→ **Given entries**
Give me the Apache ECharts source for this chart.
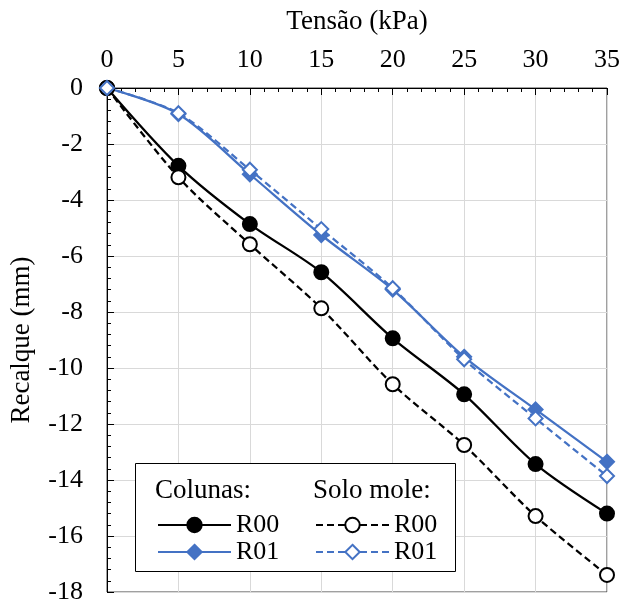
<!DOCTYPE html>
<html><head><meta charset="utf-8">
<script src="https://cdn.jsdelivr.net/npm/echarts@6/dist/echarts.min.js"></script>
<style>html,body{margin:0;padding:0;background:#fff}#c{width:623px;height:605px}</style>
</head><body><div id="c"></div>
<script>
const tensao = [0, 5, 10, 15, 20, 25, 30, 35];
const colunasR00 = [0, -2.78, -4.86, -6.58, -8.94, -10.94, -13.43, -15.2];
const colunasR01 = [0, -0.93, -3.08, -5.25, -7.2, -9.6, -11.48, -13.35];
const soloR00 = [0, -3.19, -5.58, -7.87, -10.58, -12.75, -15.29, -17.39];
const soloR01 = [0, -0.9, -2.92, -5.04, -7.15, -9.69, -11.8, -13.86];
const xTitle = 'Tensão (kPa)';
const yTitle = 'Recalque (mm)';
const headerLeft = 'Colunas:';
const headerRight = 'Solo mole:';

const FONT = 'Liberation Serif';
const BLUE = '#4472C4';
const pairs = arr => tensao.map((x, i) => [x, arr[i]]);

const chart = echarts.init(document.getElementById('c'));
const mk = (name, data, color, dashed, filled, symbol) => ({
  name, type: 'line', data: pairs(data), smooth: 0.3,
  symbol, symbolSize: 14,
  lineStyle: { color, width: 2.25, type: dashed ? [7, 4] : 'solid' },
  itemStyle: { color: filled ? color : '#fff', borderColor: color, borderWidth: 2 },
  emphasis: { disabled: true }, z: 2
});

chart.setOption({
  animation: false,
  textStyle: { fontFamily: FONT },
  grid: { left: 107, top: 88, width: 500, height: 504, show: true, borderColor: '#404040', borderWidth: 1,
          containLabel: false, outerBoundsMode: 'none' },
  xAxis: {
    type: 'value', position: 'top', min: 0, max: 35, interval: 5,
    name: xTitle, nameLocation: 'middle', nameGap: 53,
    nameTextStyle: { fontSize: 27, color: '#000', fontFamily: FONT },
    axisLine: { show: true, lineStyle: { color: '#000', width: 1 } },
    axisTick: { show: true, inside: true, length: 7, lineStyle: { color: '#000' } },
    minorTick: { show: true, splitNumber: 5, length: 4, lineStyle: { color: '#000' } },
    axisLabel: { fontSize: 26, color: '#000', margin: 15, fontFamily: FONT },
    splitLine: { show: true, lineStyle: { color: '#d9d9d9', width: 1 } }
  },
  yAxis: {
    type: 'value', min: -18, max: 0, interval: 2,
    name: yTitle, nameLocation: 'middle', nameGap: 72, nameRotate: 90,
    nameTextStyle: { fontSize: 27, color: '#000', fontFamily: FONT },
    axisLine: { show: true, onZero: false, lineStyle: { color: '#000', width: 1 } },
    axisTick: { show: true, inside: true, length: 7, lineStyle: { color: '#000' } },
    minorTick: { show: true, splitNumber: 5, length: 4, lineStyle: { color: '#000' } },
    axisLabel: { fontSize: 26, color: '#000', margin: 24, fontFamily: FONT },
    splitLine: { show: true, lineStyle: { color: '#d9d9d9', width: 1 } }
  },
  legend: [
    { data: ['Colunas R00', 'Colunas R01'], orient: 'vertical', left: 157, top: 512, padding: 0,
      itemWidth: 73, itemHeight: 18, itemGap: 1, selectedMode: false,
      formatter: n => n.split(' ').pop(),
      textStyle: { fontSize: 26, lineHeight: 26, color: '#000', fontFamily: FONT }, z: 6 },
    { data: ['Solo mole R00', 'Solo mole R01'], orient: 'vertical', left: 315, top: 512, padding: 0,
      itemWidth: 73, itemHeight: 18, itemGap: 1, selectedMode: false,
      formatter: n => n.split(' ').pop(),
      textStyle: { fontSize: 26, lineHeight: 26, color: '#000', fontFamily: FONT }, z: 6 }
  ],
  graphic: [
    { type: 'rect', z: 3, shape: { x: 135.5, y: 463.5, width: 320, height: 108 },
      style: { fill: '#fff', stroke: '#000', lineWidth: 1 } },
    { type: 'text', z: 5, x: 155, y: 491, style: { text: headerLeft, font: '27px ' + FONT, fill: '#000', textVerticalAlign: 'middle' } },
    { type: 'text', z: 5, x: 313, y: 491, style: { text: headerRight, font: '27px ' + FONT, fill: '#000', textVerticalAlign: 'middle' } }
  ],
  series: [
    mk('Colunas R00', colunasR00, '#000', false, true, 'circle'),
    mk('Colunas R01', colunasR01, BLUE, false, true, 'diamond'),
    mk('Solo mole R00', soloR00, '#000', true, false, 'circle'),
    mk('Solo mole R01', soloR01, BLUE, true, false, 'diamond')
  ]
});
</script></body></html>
--
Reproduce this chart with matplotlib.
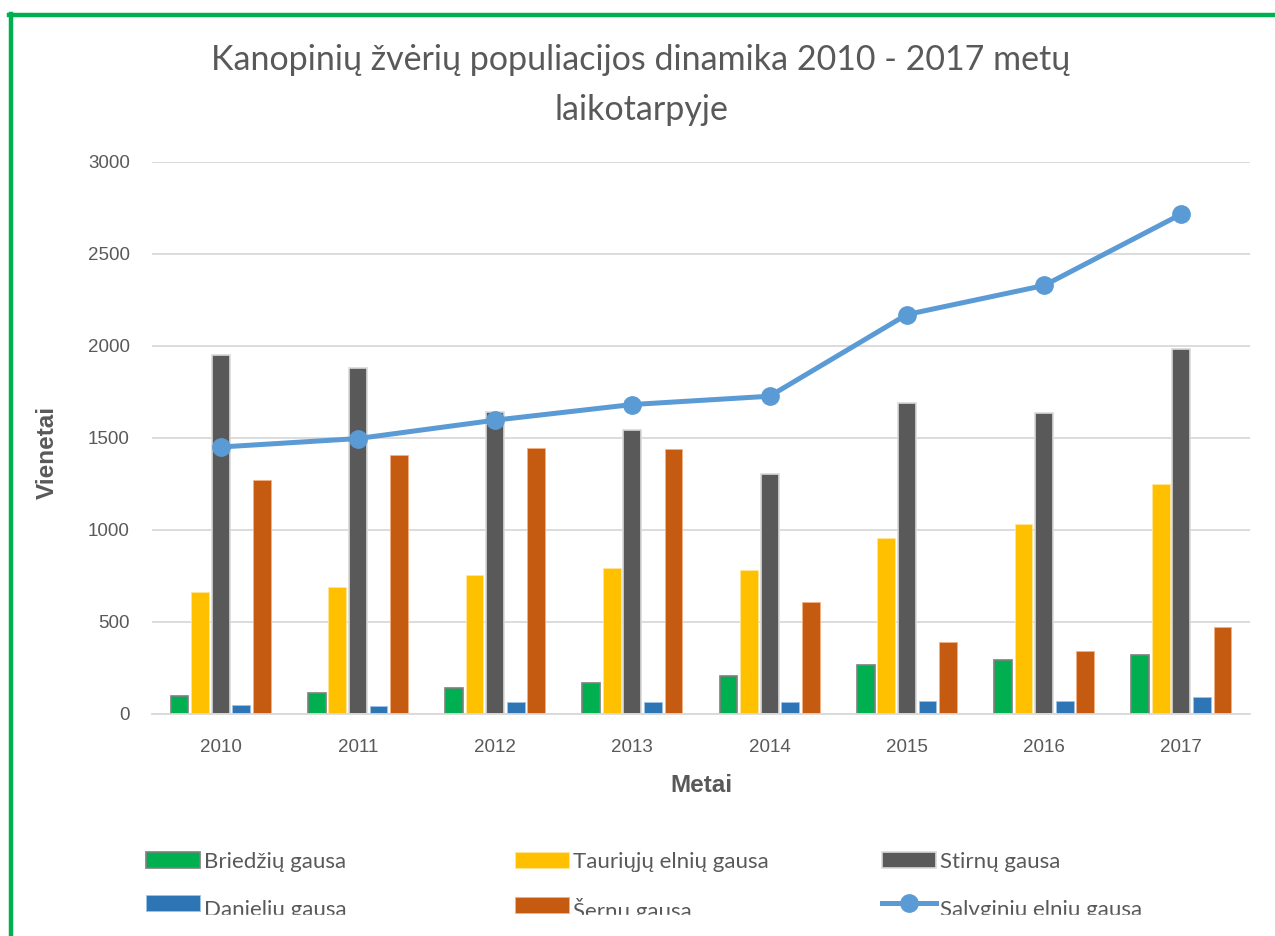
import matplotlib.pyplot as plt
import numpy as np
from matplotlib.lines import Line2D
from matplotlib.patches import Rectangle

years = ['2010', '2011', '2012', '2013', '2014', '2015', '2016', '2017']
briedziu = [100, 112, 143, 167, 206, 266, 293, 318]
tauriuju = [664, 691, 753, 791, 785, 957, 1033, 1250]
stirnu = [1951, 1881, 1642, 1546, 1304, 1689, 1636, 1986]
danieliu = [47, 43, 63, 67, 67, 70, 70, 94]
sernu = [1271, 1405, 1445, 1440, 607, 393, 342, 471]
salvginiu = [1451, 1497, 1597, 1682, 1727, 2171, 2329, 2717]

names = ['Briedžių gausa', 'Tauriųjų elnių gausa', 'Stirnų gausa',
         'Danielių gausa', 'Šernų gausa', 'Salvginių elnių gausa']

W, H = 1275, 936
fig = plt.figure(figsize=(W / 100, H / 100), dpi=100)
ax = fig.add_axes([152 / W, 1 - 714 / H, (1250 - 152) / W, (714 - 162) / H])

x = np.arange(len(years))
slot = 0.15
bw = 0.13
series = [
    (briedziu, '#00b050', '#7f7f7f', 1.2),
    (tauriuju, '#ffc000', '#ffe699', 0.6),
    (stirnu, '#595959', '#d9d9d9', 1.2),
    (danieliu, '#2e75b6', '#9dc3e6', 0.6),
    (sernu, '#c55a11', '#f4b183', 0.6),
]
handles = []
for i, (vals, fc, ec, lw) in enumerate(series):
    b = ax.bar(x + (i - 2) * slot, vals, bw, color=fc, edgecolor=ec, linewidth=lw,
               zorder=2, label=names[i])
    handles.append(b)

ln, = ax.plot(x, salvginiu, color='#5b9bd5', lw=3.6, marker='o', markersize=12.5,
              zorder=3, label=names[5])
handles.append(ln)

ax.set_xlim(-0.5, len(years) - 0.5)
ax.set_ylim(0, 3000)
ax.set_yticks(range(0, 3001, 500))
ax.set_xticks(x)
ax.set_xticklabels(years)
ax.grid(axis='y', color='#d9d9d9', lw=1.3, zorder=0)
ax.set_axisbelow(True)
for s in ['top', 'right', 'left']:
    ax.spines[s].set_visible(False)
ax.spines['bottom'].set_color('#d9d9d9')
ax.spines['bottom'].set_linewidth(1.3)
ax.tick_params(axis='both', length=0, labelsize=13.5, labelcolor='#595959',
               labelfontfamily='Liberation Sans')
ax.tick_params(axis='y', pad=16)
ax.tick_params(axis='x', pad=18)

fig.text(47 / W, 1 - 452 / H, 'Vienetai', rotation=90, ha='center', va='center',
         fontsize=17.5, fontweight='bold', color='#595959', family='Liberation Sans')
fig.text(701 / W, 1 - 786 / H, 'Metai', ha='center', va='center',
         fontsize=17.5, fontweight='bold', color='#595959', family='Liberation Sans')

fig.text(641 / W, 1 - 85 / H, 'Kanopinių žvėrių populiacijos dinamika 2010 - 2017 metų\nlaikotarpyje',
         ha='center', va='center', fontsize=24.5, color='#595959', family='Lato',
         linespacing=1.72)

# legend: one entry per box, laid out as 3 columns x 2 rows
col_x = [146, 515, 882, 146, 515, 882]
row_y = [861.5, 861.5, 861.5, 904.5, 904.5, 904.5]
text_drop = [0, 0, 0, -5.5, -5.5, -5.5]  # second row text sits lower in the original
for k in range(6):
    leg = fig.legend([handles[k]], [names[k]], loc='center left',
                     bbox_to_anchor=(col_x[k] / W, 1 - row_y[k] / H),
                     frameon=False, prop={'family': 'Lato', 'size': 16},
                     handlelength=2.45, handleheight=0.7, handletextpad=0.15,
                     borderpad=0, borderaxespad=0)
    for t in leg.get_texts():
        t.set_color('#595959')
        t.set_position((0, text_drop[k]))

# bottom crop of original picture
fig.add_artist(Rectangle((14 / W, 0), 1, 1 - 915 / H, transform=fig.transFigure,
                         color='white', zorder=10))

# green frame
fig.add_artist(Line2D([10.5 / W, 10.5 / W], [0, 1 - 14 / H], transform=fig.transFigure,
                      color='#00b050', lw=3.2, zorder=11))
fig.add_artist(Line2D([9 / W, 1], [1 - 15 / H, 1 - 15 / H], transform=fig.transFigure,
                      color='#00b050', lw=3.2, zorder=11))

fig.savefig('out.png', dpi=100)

→ **Your instructions**
The first line to give again is the one with "Reproduce this chart with matplotlib.", and the last is the one with "from matplotlib.patches import Rectangle". Repeat them and everything between exactly, minus the pictures.

→ **Written answer**
Reproduce this chart with matplotlib.
import matplotlib.pyplot as plt
import numpy as np
from matplotlib.lines import Line2D
from matplotlib.patches import Rectangle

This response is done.